Начну с самого важного, с мамы. Видела Раису только что и обещала написать по-немецки через Швейцарию. Странно, но в точности ваш текст (до получения вашего письма), послала в Румынию, дала Germaine и Mme Saint Claire. Mme Saint Claire просила, чтоб подруга ее написала бы по-шведски, если не знает немецкого, но не на других языках.

Здесь люди по-разному воспринимают события, и у некоторых зверье выскочило наружу (я не говорю о Germaine, она осталась прежней). Мои сестры тоже прежние, нервные, добрые, категорические, издерганно уверены в своей правоте. Но они очень добрые и поэтому их жалко, особенно Бетю. Бываю у них раз в неделю, больше не успеваю, работаю по обводке, к счастью, потому что allocation [228] нету еще!

С людьми, работая, болтаю о том, о сем, у каждого своя теория войны, иногда комического характера, иногда трагического. Сроки тоже разные. От других слышу разное, да и вижу много такого, достойного не моего пера письма.
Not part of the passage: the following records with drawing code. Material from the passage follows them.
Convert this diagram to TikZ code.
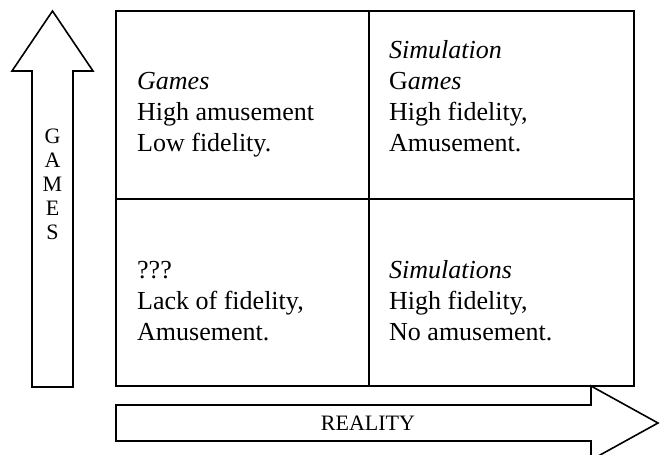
\documentclass[tikz,border=0pt]{standalone}
\usepackage{fontspec}
\setmainfont{Liberation Serif}
\usetikzlibrary{positioning}
\tikzstyle{celltext} = [align=left, inner sep=0pt, anchor=base west, font=\fontsize{26}{31}\selectfont]
\tikzstyle{axistext} = [align=center, inner sep=0pt, font=\fontsize{22}{24}\selectfont]
\tikzstyle{outline} = [line width=1.6pt, line join=miter]

\begin{document}
\begin{tikzpicture}[x=1pt, y=-1pt]
    \useasboundingbox (0,0) rectangle (662,455);
    \clip (0,0) rectangle (662,455);

    % Quadrant grid
    \draw[outline] (116,11) rectangle (634,386);
    \draw[outline] (369,11) -- (369,386);
    \draw[outline] (116,199) -- (634,199);

    % Cell texts
    \node[celltext] (games) at (137,151) {\textit{Games}\\High amusement\\Low fidelity.};
    \node[celltext] (simgames) at (389,151) {\textit{Simulation}\\G\textit{ames}\\High fidelity,\\Amusement.};
    \node[celltext] (unknown) at (137,340) {???\\Lack of fidelity,\\Amusement.};
    \node[celltext] (sims) at (389,340) {\textit{Simulations}\\High fidelity,\\No amusement.};

    % Vertical axis arrow
    \draw[outline] (32,387) -- (32,71) -- (12,71) -- (52.5,11) -- (93,71) -- (73,71) -- (73,387) -- cycle;
    \node[axistext] (gamesaxis) at (52.5,184) {G\\A\\M\\E\\S};

    % Horizontal axis arrow
    \draw[outline] (116,405) -- (591,405) -- (591,386) -- (658,423) -- (591,460) -- (591,441) -- (116,441) -- cycle;
    \node[axistext] (realityaxis) at (368,423) {REALITY};
\end{tikzpicture}
\end{document}
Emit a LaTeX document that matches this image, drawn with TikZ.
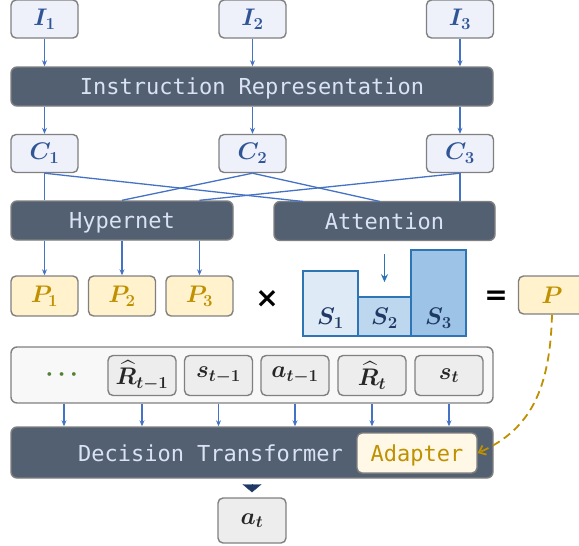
\RequirePackage{fix-cm}
\documentclass[tikz,border=0pt]{standalone}
\usepackage{amsmath,bm}
\usepackage{fontspec}
\setmonofont{DejaVu Sans Mono}
\newfontfamily\opfont{DejaVu Sans}
\usetikzlibrary{arrows.meta,calc}
\definecolor{bord}{HTML}{808080}
\definecolor{darkfill}{HTML}{536072}
\definecolor{bartext}{HTML}{DAE3F3}
\definecolor{lav}{HTML}{EEF0FA}
\definecolor{ibl}{HTML}{2F5597}
\definecolor{lineblue}{HTML}{4472C4}
\definecolor{pfill}{HTML}{FFF2CC}
\definecolor{gold}{HTML}{BF9000}
\definecolor{adfill}{HTML}{FFF8E6}
\definecolor{seqfill}{HTML}{F8F8F8}
\definecolor{innerfill}{HTML}{EDEDED}
\definecolor{mathdark}{HTML}{262626}
\definecolor{dotgreen}{HTML}{548235}
\definecolor{navy}{HTML}{1F3864}
\definecolor{sborder}{HTML}{2E75B6}
\definecolor{sone}{HTML}{DEEBF7}
\definecolor{stwo}{HTML}{BDD7EE}
\definecolor{sthree}{HTML}{9DC3E6}
\tikzset{
  mathfont/.style={font=\fontsize{24}{26}\selectfont},
  ibox/.style={draw=bord, line width=1.4pt, rounded corners=5pt, fill=lav, text=ibl,
    minimum width=67pt, minimum height=38pt, inner sep=0pt, mathfont},
  bar/.style={draw=bord, line width=1.4pt, rounded corners=6pt, fill=darkfill, text=bartext,
    inner sep=0pt, text height=18pt, text depth=2pt, font=\ttfamily\fontsize{22}{24}\selectfont},
  pbox/.style={draw=bord, line width=1.4pt, rounded corners=5pt, fill=pfill, text=gold,
    minimum width=67pt, minimum height=40pt, inner sep=0pt, mathfont},
  seqbox/.style={draw=bord, line width=1.4pt, rounded corners=6pt, fill=seqfill,
    minimum width=482pt, minimum height=56pt, inner sep=0pt},
  tokbox/.style={draw=bord, line width=1.4pt, rounded corners=5pt, fill=innerfill, text=mathdark,
    minimum width=68pt, minimum height=40pt, inner sep=0pt, mathfont},
  srect/.style={draw=sborder, line width=1.6pt, inner sep=0pt},
  stext/.style={text=navy, inner sep=0pt, mathfont},
  conn/.style={draw=lineblue, line width=1.3pt},
  arr/.style={conn, -{Stealth[length=6pt,width=5pt]}},
  opsym/.style={inner sep=0pt, font=\opfont\bfseries\fontsize{28}{30}\selectfont},
}
\begin{document}
\begin{tikzpicture}[x=1pt,y=-1pt]
\useasboundingbox (0,0) rectangle (579,546);
% top row
\node[ibox] (i1) at (44.5,19) {$\bm{I}_{\bm{1}}$};
\node[ibox] (i2) at (252.5,19) {$\bm{I}_{\bm{2}}$};
\node[ibox] (i3) at (460,19) {$\bm{I}_{\bm{3}}$};
\node[bar, minimum width=482pt, minimum height=39pt] (ir) at (252,86.5) {Instruction Representation};
\node[ibox] (c1) at (44.5,153.5) {$\bm{C}_{\bm{1}}$};
\node[ibox] (c2) at (252.5,153.5) {$\bm{C}_{\bm{2}}$};
\node[ibox] (c3) at (460,153.5) {$\bm{C}_{\bm{3}}$};
\node[bar, minimum width=222pt, minimum height=39pt] (hyp) at (122,220.5) {Hypernet};
\node[bar, minimum width=221pt, minimum height=39pt] (att) at (384.5,221) {Attention};
% P row
\node[pbox] (p1) at (44.5,296) {$\bm{P}_{\bm{1}}$};
\node[pbox] (p2) at (122,296) {$\bm{P}_{\bm{2}}$};
\node[pbox] (p3) at (199.5,296) {$\bm{P}_{\bm{3}}$};
\node[opsym] (times) at (267,299) {×};
\node[srect, fill=sone, minimum width=55pt, minimum height=65pt] (s1) at (330.5,303.5) {};
\node[srect, fill=stwo, minimum width=53pt, minimum height=39pt] (s2) at (384.5,316.5) {};
\node[srect, fill=sthree, minimum width=55pt, minimum height=86pt] (s3) at (438.5,293) {};
\node[stext] (s1t) at (330.5,318) {$\bm{S}_{\bm{1}}$};
\node[stext] (s2t) at (384.5,318) {$\bm{S}_{\bm{2}}$};
\node[stext] (s3t) at (438.5,318) {$\bm{S}_{\bm{3}}$};
\node[opsym] (eq) at (496,298) {=};
\node[pbox, minimum height=38pt] (p) at (552,295) {$\bm{P}$};
% sequence
\node[seqbox] (seq) at (252,375) {};
\node[text=dotgreen, mathfont] (dots) at (64,375) {$\bm{\cdots}$};
\node[tokbox] (r1) at (142,375.5) {$\bm{\widehat{R}}_{\bm{t-1}}$};
\node[tokbox] (sm) at (218.5,375.5) {$\bm{s}_{\bm{t-1}}$};
\node[tokbox] (am) at (295,375.5) {$\bm{a}_{\bm{t-1}}$};
\node[tokbox] (rt) at (372,375.5) {$\bm{\widehat{R}}_{\bm{t}}$};
\node[tokbox] (st) at (449,375.5) {$\bm{s}_{\bm{t}}$};
\node[bar, minimum width=482pt, minimum height=51pt] (dt) at (252,452.5) {};
\node[text=bartext, inner sep=0pt, text height=18pt, text depth=2pt, font=\ttfamily\fontsize{22}{24}\selectfont] (dtt) at (210.5,453) {Decision Transformer};
\node[draw=bord, line width=1.4pt, rounded corners=5pt, fill=adfill, text=gold, minimum width=120pt,
  minimum height=40pt, inner sep=0pt, text height=18pt, text depth=2pt, font=\ttfamily\fontsize{22}{24}\selectfont] (ad) at (417,453) {Adapter};
\node[tokbox, minimum height=45pt] (at) at (252,520.5) {$\bm{a}_{\bm{t}}$};
% arrows top
\foreach \a/\b in {i1/c1,i2/c2,i3/c3}{
  \draw[arr] (\a.south) -- (\a.south |- ir.north);
  \draw[arr] (\b.north |- ir.south) -- (\b.north);
}
% crossing lines
\coordinate (ha) at (c1.south |- hyp.north);
\coordinate (hb) at (p2.north |- hyp.north);
\coordinate (hc) at (p3.north |- hyp.north);
\coordinate (aa) at (303,201.5);
\coordinate (ab) at (380,201.5);
\coordinate (ac) at (c3.south |- att.north);
\draw[conn] (c1.south) -- (ha);
\draw[conn] (c1.south) -- (aa);
\draw[conn] (c2.south) -- (hb);
\draw[conn] (c2.south) -- (ab);
\draw[conn] (c3.south) -- (hc);
\draw[conn] (c3.south) -- (ac);
% hypernet to P
\foreach \q in {p1,p2,p3}{
  \draw[arr] (\q.north |- hyp.south) -- (\q.north);
}
% attention to S2
\draw[draw=sborder, line width=1.8pt, -{Stealth[length=8pt,width=7pt]}, shorten <=13pt, shorten >=14pt]
  (s2.north |- att.south) -- (s2.north);
% sequence to DT
\draw[arr] (dots.south |- seq.south) -- (dots.south |- dt.north);
\foreach \q in {r1,sm,am,rt,st}{
  \draw[arr] (\q.south |- seq.south) -- (\q.south |- dt.north);
}
% DT to a_t
\draw[navy, line width=0.4pt, -{Triangle[width=19pt,length=8pt]}, shorten <=7pt, shorten >=5pt] (dt.south) -- (at.north);
% P to adapter
\draw[gold, line width=1.8pt, dash pattern=on 8pt off 5pt, -{Straight Barb[length=6pt,width=10pt]}]
  (p.south) .. controls (550,390) and (530,430) .. (ad.east);
\end{tikzpicture}
\end{document}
Иногда очень-очень тоскую, иногда кажется, что вы в типографии и скоро вернетесь, иногда кажется, что присутствую при апокалипсисе, и не на что надеяться, все «все равно», а иногда отдаю себе отчет в том, что мы — как Иван Иванович и Пульхерия Ивановна, у нас все крепко и потому вынесет. Ничего, вынесем и вынесет.

228

Пособие (фр.).

Сергей Карский — Иде Карской

Без даты

Дорогая Идушка! Опять день без писем, уже 4-й… Завтра жду обязательно вашего письма, м.б. нескольких сразу. Сегодня мы не работали. Гулял по горам, очень живописно. Это дачный пригород Дижона, так что по воскресеньям, несмотря на войну, пролетают целые стаи мальчишек и девчонок на велосипедах, кафе полны, удят рыбу, раскладывают пикники. Нередко можно было бы забыть, что сейчас рядом (в Дижоне, здесь не слышно) может загудеть сирена, что соседний аэродром уже бомбардировали, что где-то молодые люди умирают вдали от семьи «неестественной смертью».

Как ни стараюсь, не могу этого забыть, хотя знаю, что правильнее, лучше, мудрее было бы от этих мыслей отвлекаться. Скоро начну рисовать (корректуре уже скоро конец), но пейзажи рисовать нельзя, остаются портреты и сценки «для продажи», это менее увлекательно.